When I discovered this connection, I decided to prepare a show which was a collection of the most famous stars’ songs from Africa, together with some African covers shows. I started to compose really simple melodies mixing the different genres, and singing in Yemenite Arabic. This is how I knew what Yemen Blues was going to be. I started with two or three songs, and then I met Omar Avital in Israel, and I was amazed by his work and his knowledge of everything. I approached and told him that I wanted to create a musical project together. That is how we started the first Arabic session of Yemen Blues. At that point, we called our good friends Itamar Doari, Itamar Borochov, and Rony Iwryn. They brought the percussions into the group.
We started to call more people and, in a short time, became a group of around nine people in the studio. What went on there was like a true magic. Every single musician is an expert in his own area. It was an unusual encounter of super musicians, who easily understood each other.
MM: How is the American public reacting to your music?
RK: Yemen Blues’ very first tour was in North America, in February 2011. We have been touring for two years now. It is amazing how all sorts of people from the U.S. and Canada—in particular Yemenite Muslims—love our music. We never tried to combine Yemenite music with jazz, or any kind of genre—we just tried to make the music sound good, and follow the good vibe. People can hear things that are familiar to them, but in a way where you can’t really say what kind of music you are listening to. It is something familiar, but totally new.
MM: You are one of the few Israeli Jews who sings mostly in Arabic. How do you think your audience perceives this? Do you think that being an Israeli and singing in Arabic is also a way to send a positive message?
RK: There are lots of good messages in the lyrics. The sentence I always repeat is: “It doesn’t matter where you come from, your language is my language, all comes from the heart.” Yemen Blues opened my eyes to so many things in music and, through music, in life. Because I don’t think music is entertainment—it is much more than that. Music is a way of life and for me it is a kind of religion, too.
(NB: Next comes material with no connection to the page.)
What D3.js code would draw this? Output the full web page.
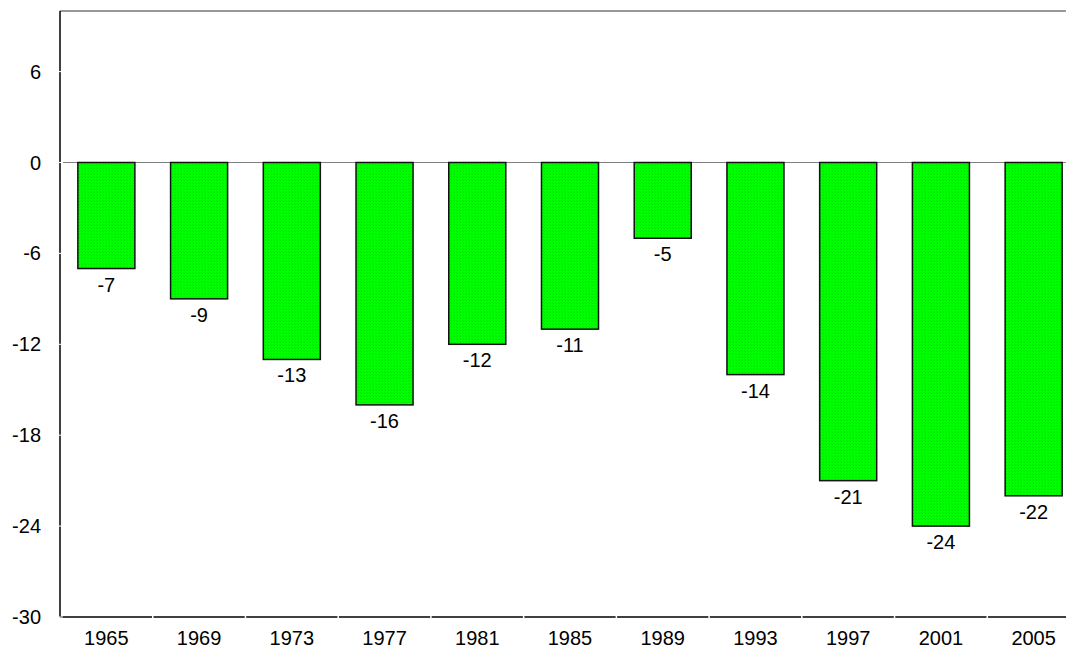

I sing in Arabic, but my parents never spoke to me in Arabic. When they came to Israel, they stopped speaking Arabic. However, we were singing Arabic when we were kids —so I have it in my blood. It is an internal conflict. On the other hand, it is beautiful to see people from Yemen, Arab people who are not connected to the Jewish world [coming to our concerts]. Some people have a difficult time understanding what being an Arab Jew means, what Yemenite Jews are. If you take it way back, it is all very simple. The blues that they sing in America are like the chants sung in Yemen or the music played in North Africa. Same vibes, coming from the same kind of places. People can connect to our music, even if they don’t understand the lyrics, or are unfamiliar with the melodies. It would be great to see this happening in our everyday lives. People go deep into politics or religion, which is beautiful in its own way, but there is something really simple and basic in music, which I try to go very deep into and to understand, in order to base my entire life on it. And I think people should do that, too. They should feel this way in a concert—and not only in a concert but in their everyday life.